TASK OBJECTIVE: Go through the data below. List every line that holds the word "with".

::::::::::

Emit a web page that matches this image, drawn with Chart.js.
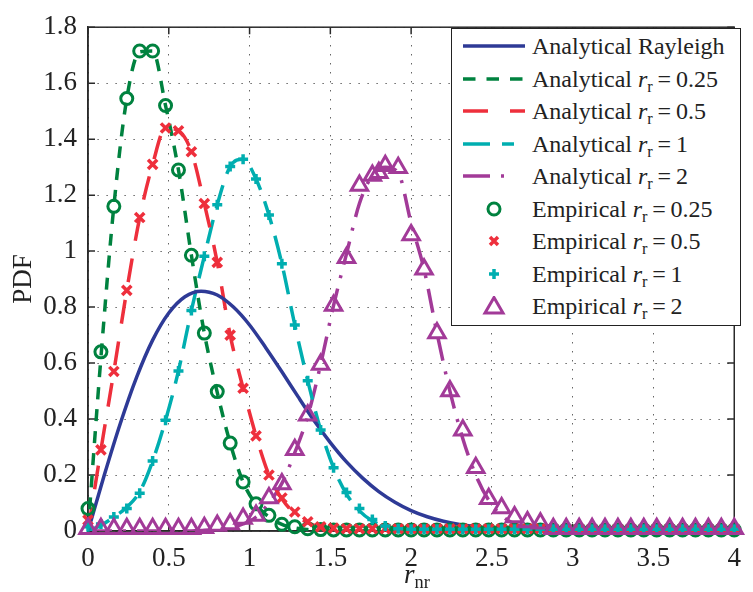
<!DOCTYPE html>
<html>
<head>
<meta charset="utf-8">
<script src="https://cdn.jsdelivr.net/npm/chart.js@4.4.1/dist/chart.umd.min.js"></script>
<style>
  html, body { margin: 0; padding: 0; background: #fff; }
  #wrap { position: relative; width: 753px; height: 592px; }
  #legend {
    position: absolute; left: 451px; top: 28px; width: 290px; height: 298px;
    box-sizing: border-box; border: 1.3px solid #222; background: #fff;
    font-family: 'Liberation Serif', serif; font-size: 24px; color: #222;
  }
  .row { position: absolute; left: 0; width: 100%; height: 32px; line-height: 32px; }
  .row svg { position: absolute; left: 10px; top: 6px; }
  .row span { position: absolute; left: 80px; top: 0; white-space: nowrap; }
  sub { font-size: 0.68em; vertical-align: -0.28em; line-height: 0; }
  #xt {
    position: absolute; left: 88px; width: 658px; top: 559px; text-align: center;
    font-family: 'Liberation Serif', serif; font-size: 27px; color: #222; line-height: 30px;
  }
</style>
</head>
<body>
<div id="wrap">
  <canvas id="c" width="753" height="592"></canvas>
  <div id="legend"></div>
  <div id="xt"><i>r</i><sub>nr</sub></div>
</div>
<script>
// empirical sample positions
const xEmp = [0, 0.08, 0.16, 0.24, 0.32, 0.40, 0.48, 0.56, 0.64, 0.72, 0.80, 0.88, 0.96, 1.04, 1.12, 1.20, 1.28,
  1.36, 1.44, 1.52, 1.60, 1.68, 1.76, 1.84, 1.92, 2.00, 2.08, 2.16, 2.24, 2.32, 2.40, 2.48, 2.56, 2.64, 2.72,
  2.80, 2.88, 2.96, 3.04, 3.12, 3.20, 3.28, 3.36, 3.44, 3.52, 3.60, 3.68, 3.76, 3.84, 3.92, 4.00];
const xTri = [0, 0.08, 0.16, 0.24, 0.32, 0.40, 0.48, 0.56, 0.64, 0.72, 0.80, 0.88, 0.96, 1.04, 1.12, 1.20, 1.28,
  1.36, 1.44, 1.52, 1.60, 1.68, 1.76, 1.80, 1.84, 1.92, 2.00, 2.08, 2.16, 2.24, 2.32, 2.40, 2.48, 2.56, 2.64, 2.72,
  2.80, 2.88, 2.96, 3.04, 3.12, 3.20, 3.28, 3.36, 3.44, 3.52, 3.60, 3.68, 3.76, 3.84, 3.92, 4.00];
const xRay = [0, 0.1, 0.2, 0.3, 0.4, 0.5, 0.6, 0.7, 0.8, 0.9, 1.0, 1.1, 1.2, 1.3, 1.4, 1.5, 1.6, 1.7, 1.8, 1.9,
  2.0, 2.1, 2.2, 2.3, 2.4, 2.5, 2.6, 2.7, 2.8, 2.9, 3.0, 3.1, 3.2, 3.3, 3.4, 3.5, 3.6, 3.7, 3.8, 3.9, 4.0];

// analytical curves
const rayleigh = [0, 0.198, 0.384, 0.548, 0.682, 0.779, 0.837, 0.857, 0.843, 0.800, 0.736, 0.655, 0.569, 0.480,
  0.394, 0.316, 0.247, 0.189, 0.141, 0.103, 0.073, 0.051, 0.035, 0.023, 0.015, 0.0096, 0.006, 0.0035, 0.002,
  0.001, 0.0007, 0, 0, 0, 0, 0, 0, 0, 0, 0, 0];
const anaR025 = [0, 0.62, 1.16, 1.545, 1.712, 1.715, 1.52, 1.29, 0.985, 0.707, 0.495, 0.314, 0.175, 0.095, 0.05,
  0.024, 0.011, 0.005, 0.002, 0, 0, 0, 0, 0, 0, 0, 0, 0, 0, 0, 0, 0, 0, 0, 0, 0, 0, 0, 0, 0, 0, 0, 0, 0, 0, 0,
  0, 0, 0, 0, 0];
const anaR05 = [0, 0.29, 0.57, 0.86, 1.12, 1.31, 1.44, 1.43, 1.355, 1.17, 0.96, 0.70, 0.51, 0.34, 0.20, 0.115,
  0.062, 0.03, 0.014, 0.006, 0.002, 0, 0, 0, 0, 0, 0, 0, 0, 0, 0, 0, 0, 0, 0, 0, 0, 0, 0, 0, 0, 0, 0, 0, 0, 0,
  0, 0, 0, 0, 0];
const anaR1 = [0, 0.02, 0.05, 0.085, 0.14, 0.25, 0.396, 0.572, 0.788, 0.982, 1.166, 1.302, 1.328, 1.258, 1.129,
  0.955, 0.736, 0.537, 0.361, 0.226, 0.132, 0.072, 0.036, 0.016, 0.006, 0.002, 0, 0, 0, 0, 0, 0, 0, 0, 0, 0, 0,
  0, 0, 0, 0, 0, 0, 0, 0, 0, 0, 0, 0, 0, 0];
const anaR2 = [0, 0, 0, 0, 0, 0, 0, 0, 0, 0.003, 0.006, 0.012, 0.025, 0.05, 0.10, 0.17, 0.28, 0.41, 0.595, 0.806,
  0.99, 1.17, 1.27, 1.30, 1.28, 1.10, 0.935, 0.707, 0.50, 0.33, 0.20, 0.11, 0.055, 0.025, 0.01, 0.004, 0, 0, 0,
  0, 0, 0, 0, 0, 0, 0, 0, 0, 0, 0, 0];

// empirical histograms
const empR025 = [0.08, 0.64, 1.16, 1.545, 1.715, 1.715, 1.52, 1.29, 0.985, 0.707, 0.498, 0.314, 0.175, 0.097,
  0.056, 0.024, 0.015, 0.008, 0.005, 0.004, 0.004, 0.004, 0.004, 0.004, 0.004, 0.004, 0.004, 0.004, 0.004,
  0.004, 0.004, 0.004, 0.004, 0.004, 0.004, 0.004, 0.004, 0.004, 0.004, 0.004, 0.004, 0.004, 0.004, 0.004,
  0.004, 0.004, 0.004, 0.004, 0.004, 0.004, 0.004];
const empR05 = [0.039, 0.29, 0.57, 0.86, 1.12, 1.31, 1.44, 1.43, 1.355, 1.17, 0.96, 0.70, 0.51, 0.34, 0.20, 0.118,
  0.068, 0.033, 0.015, 0.01, 0.008, 0.008, 0.008, 0.008, 0.008, 0.008, 0.008, 0.008, 0.008, 0.008, 0.008, 0.008,
  0.008, 0.008, 0.008, 0.008, 0.008, 0.008, 0.008, 0.008, 0.008, 0.008, 0.008, 0.008, 0.008, 0.008, 0.008,
  0.008, 0.008, 0.008, 0.008];
const empR1 = [0.015, 0.025, 0.05, 0.08, 0.135, 0.25, 0.396, 0.572, 0.788, 0.982, 1.166, 1.302, 1.328, 1.258,
  1.129, 0.955, 0.736, 0.537, 0.361, 0.226, 0.138, 0.08, 0.041, 0.018, 0.008, 0.006, 0.006, 0.006, 0.006, 0.006,
  0.006, 0.006, 0.006, 0.006, 0.006, 0.006, 0.006, 0.006, 0.006, 0.006, 0.006, 0.006, 0.006, 0.006, 0.006,
  0.006, 0.006, 0.006, 0.006, 0.006, 0.006];
const empR2 = [0.008, 0.008, 0.008, 0.008, 0.008, 0.008, 0.008, 0.008, 0.008, 0.012, 0.02, 0.025, 0.045, 0.055,
  0.118, 0.168, 0.29, 0.414, 0.595, 0.806, 0.976, 1.234, 1.27, 1.28, 1.305, 1.298, 1.058, 0.935, 0.707, 0.50,
  0.36, 0.226, 0.115, 0.082, 0.05, 0.032, 0.028, 0.008, 0.008, 0.008, 0.008, 0.008, 0.008, 0.008, 0.008, 0.008,
  0.008, 0.008, 0.008, 0.008, 0.008, 0.008];

const xTicks = [0, 0.5, 1, 1.5, 2, 2.5, 3, 3.5, 4];
const yTicks = [0, 0.2, 0.4, 0.6, 0.8, 1, 1.2, 1.4, 1.6, 1.8];

const BLUE = '#2e3a96', GREEN = '#00823f', RED = '#ee2f3c', CYAN = '#00aeb0', MAGENTA = '#a23a98';
const FONT = 'Liberation Serif';

const pts = (xs, ys) => xs.map((x, i) => ({x: x, y: ys[i]}));

function lineSet(label, xs, ys, color, dash) {
  return {
    label, data: pts(xs, ys), showLine: true, borderColor: color, borderWidth: 3.5, borderDash: dash,
    pointRadius: 0, pointHoverRadius: 0, cubicInterpolationMode: 'monotone', fill: false, order: 10
  };
}
function markSet(label, xs, ys, color, style, radius, width, order) {
  return {
    label, data: pts(xs, ys), showLine: false, pointStyle: style, pointRadius: radius,
    pointBorderColor: color, pointBackgroundColor: 'rgba(0,0,0,0)', pointBorderWidth: width,
    clip: false, order
  };
}

const datasets = [
  lineSet('Analytical Rayleigh', xRay, rayleigh, BLUE, []),
  lineSet('Analytical r=0.25', xEmp, anaR025, GREEN, [12, 10]),
  lineSet('Analytical r=0.5', xEmp, anaR05, RED, [24, 18]),
  lineSet('Analytical r=1', xEmp, anaR1, CYAN, [24, 12]),
  lineSet('Analytical r=2', xEmp, anaR2, MAGENTA, [24, 11, 3, 11]),
  markSet('Empirical r=0.25', xEmp, empR025, GREEN, 'circle', 6, 3, 4),
  markSet('Empirical r=0.5', xEmp, empR05, RED, 'crossRot', 6.5, 3.5, 3),
  markSet('Empirical r=1', xEmp, empR1, CYAN, 'cross', 5, 3.5, 2),
  markSet('Empirical r=2', xTri, empR2, MAGENTA, 'triangle', 9.5, 3, 1)
];

// box around the plot with inward tick marks
const framePlugin = {
  id: 'frame',
  beforeDatasetsDraw(chart) {
    const {ctx, chartArea: a, scales: {x, y}} = chart;
    ctx.save();
    ctx.strokeStyle = '#2a2a2a';
    ctx.lineWidth = 1.5;
    ctx.strokeRect(a.left, a.top, a.right - a.left, a.bottom - a.top);
    ctx.beginPath();
    xTicks.forEach(v => {
      const p = x.getPixelForValue(v);
      ctx.moveTo(p, a.bottom); ctx.lineTo(p, a.bottom - 7);
      ctx.moveTo(p, a.top); ctx.lineTo(p, a.top + 7);
    });
    yTicks.forEach(v => {
      const p = y.getPixelForValue(v);
      ctx.moveTo(a.left, p); ctx.lineTo(a.left + 7, p);
      ctx.moveTo(a.right, p); ctx.lineTo(a.right - 7, p);
    });
    ctx.stroke();
    ctx.restore();
  }
};

const gridOpts = {color: 'rgba(30,30,30,0.85)', lineWidth: 1, drawTicks: false};
const borderOpts = {display: true, color: '#2a2a2a', width: 1.5, dash: [1.2, 7.8]};

new Chart(document.getElementById('c').getContext('2d'), {
  type: 'scatter',
  data: {datasets},
  options: {
    responsive: false,
    devicePixelRatio: 1,
    animation: false,
    layout: {padding: {top: 19, right: 7, left: 0, bottom: 0}},
    plugins: {legend: {display: false}, tooltip: {enabled: false}},
    scales: {
      x: {
        type: 'linear', min: 0, max: 4,
        afterBuildTicks: s => { s.ticks = xTicks.map(v => ({value: v})); },
        ticks: {color: '#222', font: {family: FONT, size: 27}, padding: 12, maxRotation: 0, callback: v => String(v)},
        grid: gridOpts, border: borderOpts,
        afterFit: s => { s.height = 61; }
      },
      y: {
        type: 'linear', min: 0, max: 1.8,
        afterBuildTicks: s => { s.ticks = yTicks.map(v => ({value: v})); },
        ticks: {color: '#222', font: {family: FONT, size: 27}, padding: 11, callback: v => String(v)},
        grid: gridOpts, border: borderOpts,
        title: {display: true, text: 'PDF', color: '#222', font: {family: FONT, size: 27}, padding: {top: 8, bottom: 0}},
        afterFit: s => { s.width = 88; }
      }
    }
  },
  plugins: [framePlugin]
});

// legend (HTML so the subscripts stay real text)
const legendRows = [
  {text: 'Analytical Rayleigh', kind: 'line', color: BLUE, dash: ''},
  {text: 'Analytical <i>r</i><sub>r</sub>&thinsp;=&thinsp;0.25', kind: 'line', color: GREEN, dash: '12.5 11'},
  {text: 'Analytical <i>r</i><sub>r</sub>&thinsp;=&thinsp;0.5', kind: 'line', color: RED, dash: '25 22'},
  {text: 'Analytical <i>r</i><sub>r</sub>&thinsp;=&thinsp;1', kind: 'line', color: CYAN, dash: '27 12 12 12'},
  {text: 'Analytical <i>r</i><sub>r</sub>&thinsp;=&thinsp;2', kind: 'line', color: MAGENTA, dash: '27 11 3 30'},
  {text: 'Empirical <i>r</i><sub>r</sub>&thinsp;=&thinsp;0.25', kind: 'circle', color: GREEN},
  {text: 'Empirical <i>r</i><sub>r</sub>&thinsp;=&thinsp;0.5', kind: 'x', color: RED},
  {text: 'Empirical <i>r</i><sub>r</sub>&thinsp;=&thinsp;1', kind: 'plus', color: CYAN},
  {text: 'Empirical <i>r</i><sub>r</sub>&thinsp;=&thinsp;2', kind: 'tri', color: MAGENTA}
];
const leg = document.getElementById('legend');
legendRows.forEach((r, k) => {
  let g;
  if (r.kind === 'line') {
    g = `<line x1="1" y1="10" x2="63" y2="10" stroke="${r.color}" stroke-width="3.5" stroke-dasharray="${r.dash}"/>`;
  } else if (r.kind === 'circle') {
    g = `<circle cx="32" cy="10" r="6" fill="none" stroke="${r.color}" stroke-width="3"/>`;
  } else if (r.kind === 'x') {
    g = `<path d="M28 6L36 14M36 6L28 14" stroke="${r.color}" stroke-width="3.5"/>`;
  } else if (r.kind === 'plus') {
    g = `<path d="M32 5V15M27 10H37" stroke="${r.color}" stroke-width="3.5"/>`;
  } else {
    g = `<path d="M32 1.5L41 17H23Z" fill="none" stroke="${r.color}" stroke-width="3" stroke-linejoin="miter"/>`;
  }
  const div = document.createElement('div');
  div.className = 'row';
  div.style.top = (17 + 32.5 * k - 16) + 'px';
  div.innerHTML = `<svg width="66" height="20">${g}</svg><span>${r.text}</span>`;
  leg.appendChild(div);
});
</script>
</body>
</html>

::::::::::

THE SOLUTION:
Emit a web page that matches this image, drawn with Chart.js.
// box around the plot with inward tick marks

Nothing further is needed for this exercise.